DATA LINES:
-- Begin --

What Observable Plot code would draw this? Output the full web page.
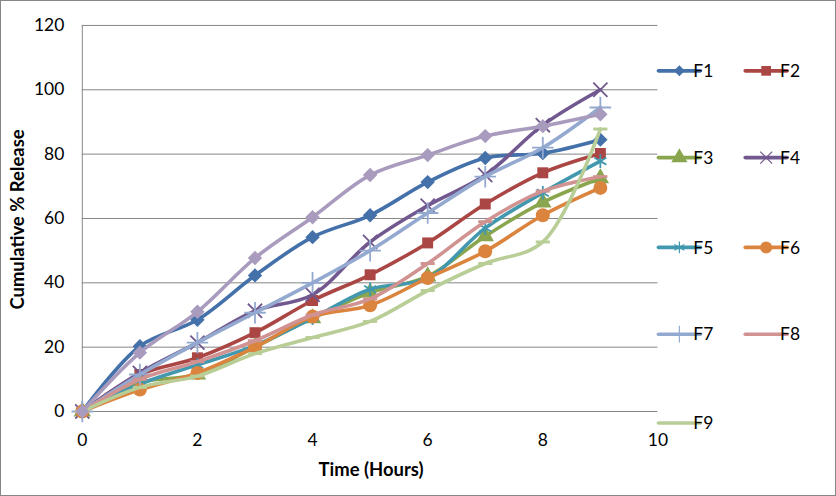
<!DOCTYPE html>
<html>
<head>
<meta charset="utf-8">
<script src="https://cdn.jsdelivr.net/npm/d3@7"></script>
<script src="https://cdn.jsdelivr.net/npm/@observablehq/plot@0.6"></script>
<style>
  html, body { margin: 0; padding: 0; background: #fff; }
  #chart { width: 836px; height: 496px; box-sizing: border-box; border: 1px solid #868686; position: relative; overflow: hidden; }
  #chart svg { position: absolute; left: -1px; top: -1px; }
</style>
</head>
<body>
<div id="chart"></div>
<script>
const time = [0, 1, 2, 3, 4, 5, 6, 7, 8, 9];
const F1 = [0, 20.3, 28.5, 42.3, 54.2, 61, 71.3, 78.8, 80.3, 84.5];
const F2 = [0, 11.5, 16.7, 24.5, 34.5, 42.5, 52.4, 64.5, 74.2, 80.2];
const F3 = [0, 9, 11.5, 20, 29, 37, 42, 54.5, 65, 72.5];
const F4 = [0, 12, 21.4, 31.3, 36.3, 52.7, 64, 73.5, 89, 100];
const F5 = [0, 8.5, 14.5, 20.5, 29, 38, 41.5, 57, 68, 77.8];
const F6 = [0, 6.8, 12, 20, 29.5, 33, 41.5, 49.8, 61, 69.5];
const F7 = [0, 11.5, 21.4, 30.7, 40, 50, 61.7, 73, 82, 94.5];
const F8 = [0, 10, 15.5, 22, 30, 35, 46, 59, 68.5, 73];
const F9 = [0, 7.5, 11, 18, 23, 28, 37.6, 46, 52.7, 87.8];
const F10 = [0, 18.3, 31, 47.7, 60.4, 73.5, 79.7, 85.6, 88.7, 92.4];
const seriesNames = ["F1", "F2", "F3", "F4", "F5", "F6", "F7", "F8", "F9", "F10"];
const seriesValues = [F1, F2, F3, F4, F5, F6, F7, F8, F9, F10];
const colors = ["#4471AA", "#AA4643", "#89A54E", "#71588F", "#4198AF", "#DB843D", "#93A9CF", "#D19392", "#B9CD96", "#A99BBD"];
const yTicks = [0, 20, 40, 60, 80, 100, 120];
const xTicks = [0, 2, 4, 6, 8, 10];

const dash = { draw(ctx, size) { const w = Math.sqrt(size) * 1.6, h = 3; ctx.rect(-w / 2, -h / 2, w, h); } };
const symbols = ["diamond2", "square", "triangle", "times", "asterisk", "circle", "plus", dash, dash, "diamond2"];
const filled = [true, true, true, false, false, true, false, true, true, true];
const radii = [6.5, 6.2, 6.5, 6.5, 6.5, 7, 7, 5, 5, 6.5];

const FONT = "Lato, 'Open Sans', sans-serif";

const marks = [
  Plot.ruleY(yTicks, { stroke: "#868686", strokeWidth: 1 }),
  Plot.ruleX([0], { stroke: "#868686", strokeWidth: 1 })
];
seriesNames.forEach((name, i) => {
  const rows = time.map((t, j) => ({ t, v: seriesValues[i][j] }));
  marks.push(Plot.line(rows, { x: "t", y: "v", stroke: colors[i], strokeWidth: 3.6, curve: "catmull-rom" }));
  marks.push(Plot.dot(rows, filled[i]
    ? { x: "t", y: "v", symbol: () => symbols[i], r: radii[i], fill: colors[i], stroke: "none" }
    : { x: "t", y: "v", symbol: () => symbols[i], r: radii[i], fill: "none", stroke: colors[i], strokeWidth: 1.8 }));
});

const plot = Plot.plot({
  width: 836,
  height: 496,
  marginLeft: 82,
  marginRight: 177,
  marginTop: 25,
  marginBottom: 84,
  style: { fontFamily: FONT, fontSize: "17.5px", color: "#000", background: "transparent", overflow: "visible" },
  symbol: { type: "identity" },
  x: { domain: [0, 10], ticks: xTicks, tickSize: 0, tickPadding: 22, label: null },
  y: { domain: [0, 120], ticks: yTicks, tickSize: 0, tickPadding: 18, label: null },
  marks
});
document.getElementById("chart").appendChild(plot);

const svg = d3.select(plot);
svg.selectAll("[aria-label='x-axis tick label'] text, [aria-label='y-axis tick label'] text").attr("fill", "#000");

svg.append("text").attr("x", 372).attr("y", 477).attr("text-anchor", "middle")
  .attr("font-family", FONT).attr("font-size", 18.5).attr("font-weight", "bold").text("Time (Hours)");
svg.append("text").attr("transform", "translate(24,220) rotate(-90)").attr("text-anchor", "middle")
  .attr("font-family", FONT).attr("font-size", 18.5).attr("font-weight", "bold").text("Cumulative % Release");

// legend (F1–F9 as shown in the reference)
const legendPos = [[660, 71], [747, 71], [660, 158], [747, 158], [660, 248], [747, 248], [660, 335], [747, 335], [660, 424]];
const legendSym = ["diamond2", "square", "triangle", "times", "asterisk", "circle", "plus", null, null];
const legendR = [5, 5.5, 6, 5.5, 5.5, 6, 5.5, 0, 0];
const symMap = { diamond2: d3.symbolDiamond2, square: d3.symbolSquare, triangle: d3.symbolTriangle, times: d3.symbolTimes, asterisk: d3.symbolAsterisk, circle: d3.symbolCircle, plus: d3.symbolPlus };
const lg = svg.append("g").attr("font-family", FONT).attr("font-size", 17.5);
legendPos.forEach(([x, y], i) => {
  lg.append("line").attr("x1", x).attr("x2", x + 42).attr("y1", y).attr("y2", y)
    .attr("stroke", colors[i]).attr("stroke-width", 3.6).attr("stroke-linecap", "round");
  if (legendSym[i]) {
    const p = d3.symbol(symMap[legendSym[i]], legendR[i] * legendR[i] * Math.PI)();
    const el = lg.append("path").attr("d", p).attr("transform", `translate(${x + 21},${y})`);
    if (filled[i]) el.attr("fill", colors[i]);
    else el.attr("fill", "none").attr("stroke", colors[i]).attr("stroke-width", 1.2);
  }
  lg.append("text").attr("x", x + 45).attr("y", y).attr("dy", "0.35em").attr("fill", "#000").text(seriesNames[i]);
});
</script>
</body>
</html>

-- End --

WHAT THE TASK ASKS:
Your answer should be a single number: the count of lines holding the word "draw".

SOLVED EXERCISE:
2